• _Records with drawing code_:
-- Start --

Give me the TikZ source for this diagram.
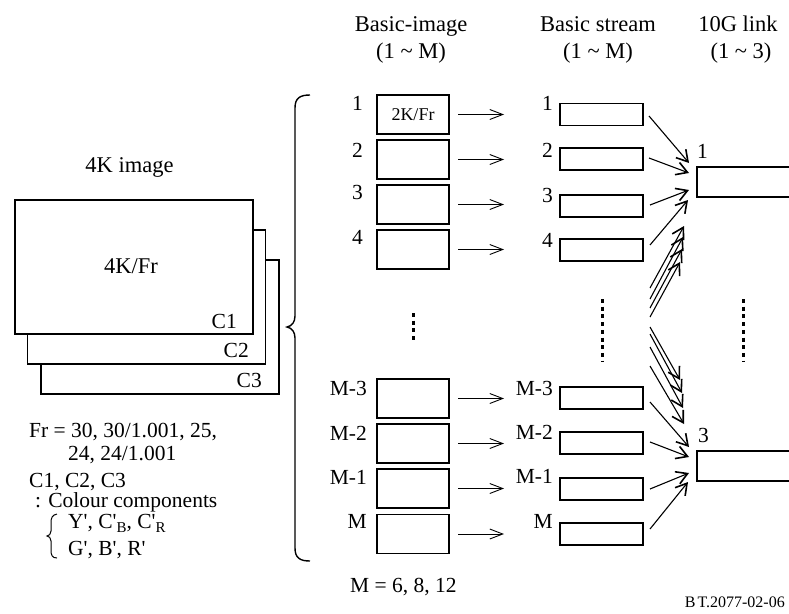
\documentclass[tikz,border=0pt]{standalone}
\usepackage{fontspec}
\setmainfont{Liberation Serif}
\usetikzlibrary{arrows.meta}
\newcommand\lowsub[1]{\raisebox{-4pt}{\fontsize{15}{15}\selectfont #1}}
\begin{document}
\begin{tikzpicture}[x=1pt,y=-1pt,
  txt/.style={inner sep=0pt, font=\fontsize{21.5}{21.5}\selectfont},
  head/.style={inner sep=0pt, font=\fontsize{22.5}{22.5}\selectfont},
  ibox/.style={draw, line width=1.8pt, minimum width=72pt, minimum height=39pt, inner sep=0pt, outer sep=0pt},
  sbox/.style={draw, line width=1.8pt, minimum width=83pt, minimum height=22pt, inner sep=0pt, outer sep=0pt},
  lbox/.style={draw, line width=1.6pt, minimum width=130pt, minimum height=30pt, inner sep=0pt, outer sep=0pt},
  layer/.style={draw, fill=white, line width=1.3pt, minimum width=238pt, minimum height=134pt, inner sep=0pt},
  harr/.style={-{Straight Barb[length=13pt,width=10pt]}, line width=0.9pt},
  darr/.style={-{Straight Barb[length=11pt,width=13pt,line width=1.6pt]}, line width=1.1pt},
  dots/.style={line width=3pt, dash pattern=on 4pt off 3.7pt},
]
\useasboundingbox (0,0) rectangle (789,613);

% headers
\node[head, anchor=base] (h1) at (411,31) {Basic-image};
\node[head, anchor=base] (h1b) at (411,58) {(1 \textasciitilde{} M)};
\node[head, anchor=base] (h2) at (598,31) {Basic stream};
\node[head, anchor=base] (h2b) at (598,58) {(1 \textasciitilde{} M)};
\node[head, anchor=base] (h3) at (738,31) {10G link};
\node[head, anchor=base] (h3b) at (741,58) {(1 \textasciitilde{} 3)};

% 4K image stack
\node[head, anchor=base] (t4k) at (129.5,172) {4K image};
\node[layer] (c3) at (160,327) {};
\node[layer] (c2) at (146.5,297) {};
\node[layer] (c1) at (134,267) {};
\node[head, anchor=base] (fr) at (131,273) {4K/Fr};
\node[txt, anchor=base east] (lc1) at (237,328) {C1};
\node[txt, anchor=base east] (lc2) at (249,357) {C2};
\node[txt, anchor=base east] (lc3) at (262,387) {C3};

% notes
\node[txt, anchor=base west] (n1) at (29,437) {Fr = 30, 30/1.001, 25,};
\node[txt, anchor=base west] (n2) at (68,460) {24, 24/1.001};
\node[txt, anchor=base west] (n3) at (29,487) {C1, C2, C3};
\node[txt, anchor=base west] (n4) at (35,507) {: Colour components};
\node[txt, anchor=base west] (n5) at (68,528) {Y\textquotesingle, C\textquotesingle\lowsub{B}, C\textquotesingle\lowsub{R}};
\node[txt, anchor=base west] (n6) at (68,555) {G\textquotesingle, B\textquotesingle, R\textquotesingle};
\draw[line width=1pt] (57,514) .. controls (52,515) and (51,518) .. (51,523) -- (51,531)
  .. controls (51,534) and (49,536) .. (47,536) .. controls (49,536) and (51,538) .. (51,541)
  -- (51,550) .. controls (51,555) and (52,558) .. (57,558);

% big brace
\draw[line width=1.4pt] (310,95) .. controls (300,95) and (295,98) .. (295,108) -- (295,316)
  .. controls (295,322) and (292,326) .. (287,327) .. controls (292,328) and (295,332) .. (295,338)
  -- (295,548) .. controls (295,558) and (300,561) .. (310,561);

% basic-image boxes
\node[ibox] (i1) at (413,114.5) {};
\node[inner sep=0pt, font=\fontsize{18}{18}\selectfont, anchor=base] (i1t) at (413,120) {2K/Fr};
\node[ibox] (i2) at (413,159.5) {};
\node[ibox] (i3) at (413,204.5) {};
\node[ibox] (i4) at (413,249.5) {};
\node[ibox] (i5) at (413,398.5) {};
\node[ibox] (i6) at (413,443.5) {};
\node[ibox] (i7) at (413,488.5) {};
\node[ibox] (i8) at (413,534) {};
\node[txt, anchor=base east] (li1) at (363,110) {1};
\node[txt, anchor=base east] (li2) at (363,157) {2};
\node[txt, anchor=base east] (li3) at (363,199) {3};
\node[txt, anchor=base east] (li4) at (363,244) {4};
\node[txt, anchor=base east] (li5) at (367,395) {M-3};
\node[txt, anchor=base east] (li6) at (367,440) {M-2};
\node[txt, anchor=base east] (li7) at (367,484) {M-1};
\node[txt, anchor=base east] (li8) at (367,528) {M};

% basic stream boxes
\node[sbox] (s1) at (601.5,114.5) {};
\node[sbox] (s2) at (601.5,159) {};
\node[sbox] (s3) at (601.5,206) {};
\node[sbox] (s4) at (601.5,250) {};
\node[sbox] (s5) at (601.5,398) {};
\node[sbox] (s6) at (601.5,443) {};
\node[sbox] (s7) at (601.5,489) {};
\node[sbox] (s8) at (601.5,534) {};
\node[txt, anchor=base east] (ls1) at (553,110) {1};
\node[txt, anchor=base east] (ls2) at (553,157) {2};
\node[txt, anchor=base east] (ls3) at (553,202) {3};
\node[txt, anchor=base east] (ls4) at (553,247) {4};
\node[txt, anchor=base east] (ls5) at (553,395) {M-3};
\node[txt, anchor=base east] (ls6) at (553,439) {M-2};
\node[txt, anchor=base east] (ls7) at (553,483) {M-1};
\node[txt, anchor=base east] (ls8) at (553,528) {M};

% 10G link boxes
\node[lbox] (l1) at (762,182) {};
\node[lbox] (l3) at (762,466) {};
\node[txt, anchor=base west] (ll1) at (697,158) {1};
\node[txt, anchor=base west] (ll3) at (698,442) {3};

% horizontal arrows
\foreach \k in {1,...,8}{
  \draw[harr, shorten <=9pt, shorten >=56pt] (i\k.east) -- (i\k.east -| s\k.west);
}

% diagonal arrows to link 1
\draw[darr] ([shift={(6,1.5)}]s1.east) -- ([shift={(-8,-19)}]l1.west);
\draw[darr] ([shift={(6,-1)}]s2.east) -- ([shift={(-8,-9)}]l1.west);
\draw[darr] ([shift={(7,-1)}]s3.east) -- ([shift={(-8,8)}]l1.west);
\draw[darr] ([shift={(7,-5)}]s4.east) -- ([shift={(-9,18)}]l1.west);
% diagonal arrows to link 3
\draw[darr] ([shift={(7,4)}]s5.east) -- ([shift={(-8,-19)}]l3.west);
\draw[darr] ([shift={(7,-1)}]s6.east) -- ([shift={(-8,-9)}]l3.west);
\draw[darr] ([shift={(7,0)}]s7.east) -- ([shift={(-8,7)}]l3.west);
\draw[darr] ([shift={(7,-5)}]s8.east) -- ([shift={(-9,16)}]l3.west);

% bundles of arrows from omitted streams
\coordinate (ua1) at (650,288); \coordinate (ub1) at (684,226);
\coordinate (ua2) at (650,299); \coordinate (ub2) at (683,237);
\coordinate (ua3) at (650,308); \coordinate (ub3) at (682,249);
\coordinate (ua4) at (650,317); \coordinate (ub4) at (680,262);
\coordinate (da1) at (650,327); \coordinate (db1) at (680,380);
\coordinate (da2) at (650,334); \coordinate (db2) at (682,393);
\coordinate (da3) at (650,347); \coordinate (db3) at (683,408);
\coordinate (da4) at (650,366); \coordinate (db4) at (684,424);
\foreach \k in {1,...,4}{
  \draw[darr] (ua\k) -- (ub\k);
  \draw[darr] (da\k) -- (db\k);
}

% vertical dots
\draw[dots] (413,313) -- (413,342);
\draw[dots] (602,299) -- (602,362);
\draw[dots] (743,299) -- (743,362);

% footer
\node[txt, anchor=base west] (mval) at (350,592) {M = 6, 8, 12};
\node[inner sep=0pt, font=\fontsize{16}{16}\selectfont, anchor=base east] (code) at (785,607) {B\kern2pt T.2077-02-06};
\end{tikzpicture}
\end{document}
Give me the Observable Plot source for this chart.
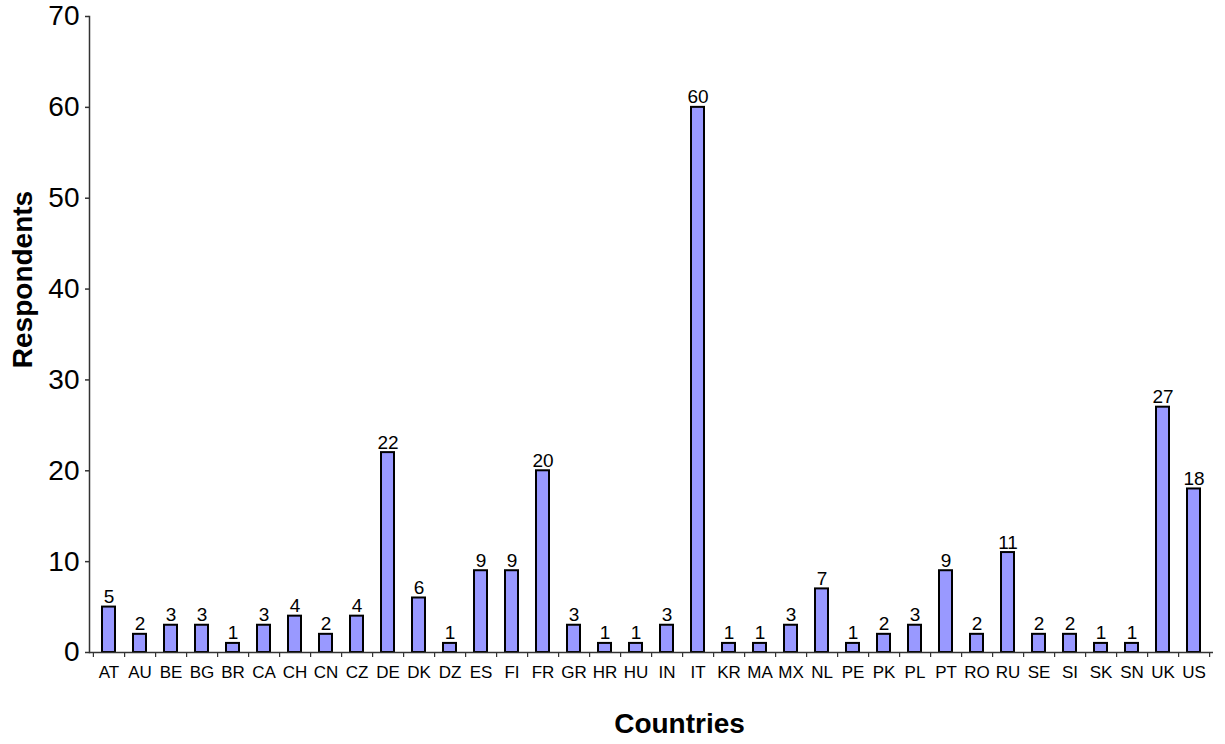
<!DOCTYPE html>
<html>
<head>
<meta charset="utf-8">
<script src="https://cdn.jsdelivr.net/npm/d3@7"></script>
<script src="https://cdn.jsdelivr.net/npm/@observablehq/plot@0.6"></script>
<style>
  html, body { margin: 0; padding: 0; background: #fff; }
  #chart svg { display: block; }
</style>
</head>
<body>
<div id="chart"></div>
<script>
const countries = ["AT","AU","BE","BG","BR","CA","CH","CN","CZ","DE","DK","DZ","ES","FI","FR","GR","HR","HU","IN","IT","KR","MA","MX","NL","PE","PK","PL","PT","RO","RU","SE","SI","SK","SN","UK","US"];
const respondents = [5,2,3,3,1,3,4,2,4,22,6,1,9,9,20,3,1,1,3,60,1,1,3,7,1,2,3,9,2,11,2,2,1,1,27,18];
const yTicks = [0,10,20,30,40,50,60,70];
const xTitle = "Countries";
const yTitle = "Respondents";

const data = countries.map((c, i) => ({country: c, value: respondents[i]}));

const W = 1225, H = 744;
const mL = 89, mR = 12, mT = 16, mB = 92;
const step = (W - mL - mR) / countries.length;
const font = "Arial, 'Liberation Sans', Helvetica, sans-serif";

const chart = Plot.plot({
  width: W,
  height: H,
  marginLeft: mL,
  marginRight: mR,
  marginTop: mT,
  marginBottom: mB,
  style: {fontFamily: font, color: "#000", background: "#fff"},
  x: {domain: countries, paddingInner: 0.58, paddingOuter: 0.29, align: 0.5, label: null},
  y: {domain: [0, 70], label: null},
  marks: [
    Plot.barY(data, {x: "country", y: "value", fill: "#9999FF", stroke: "#000", strokeWidth: 2}),
    Plot.text(data, {x: "country", y: "value", text: d => String(d.value), lineAnchor: "bottom", dy: -4, fontSize: 19, fill: "#000"}),
    // y axis
    Plot.axisY(yTicks, {tickSize: 4, tickPadding: 6, fontSize: 28, stroke: "#333", strokeWidth: 1.5, label: null}),
    Plot.frame({anchor: "left", stroke: "#333", strokeWidth: 1.5}),
    // x axis baseline
    Plot.ruleY([0], {stroke: "#333", strokeWidth: 1.5}),
    // tick marks at category boundaries
    Plot.axisX(countries, {tickSize: 5, dx: step / 2, tickFormat: null, stroke: "#333", strokeWidth: 1.2, label: null}),
    Plot.axisX(countries.slice(0, 1), {tickSize: 5, dx: -step / 2, tickFormat: null, stroke: "#333", strokeWidth: 1.2, label: null}),
    // category labels
    Plot.axisX(countries, {tickSize: 0, tickPadding: 13, fontSize: 17, label: null, fill: "#000"}),
    // axis titles
    Plot.text([yTitle], {frameAnchor: "left", textAnchor: "middle", rotate: -90, dx: -66, dy: -55, fontSize: 28, fontWeight: "bold", fill: "#000"}),
    Plot.text([xTitle], {frameAnchor: "bottom", dx: 28, dy: 80, fontSize: 28, fontWeight: "bold", fill: "#000"})
  ]
});
document.getElementById("chart").append(chart);
</script>
</body>
</html>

-- End --

• _Stated task_:
Identify every line above that includes the word "source", and show those lines.

• _Exercise output_:
Give me the TikZ source for this diagram.
Give me the Observable Plot source for this chart.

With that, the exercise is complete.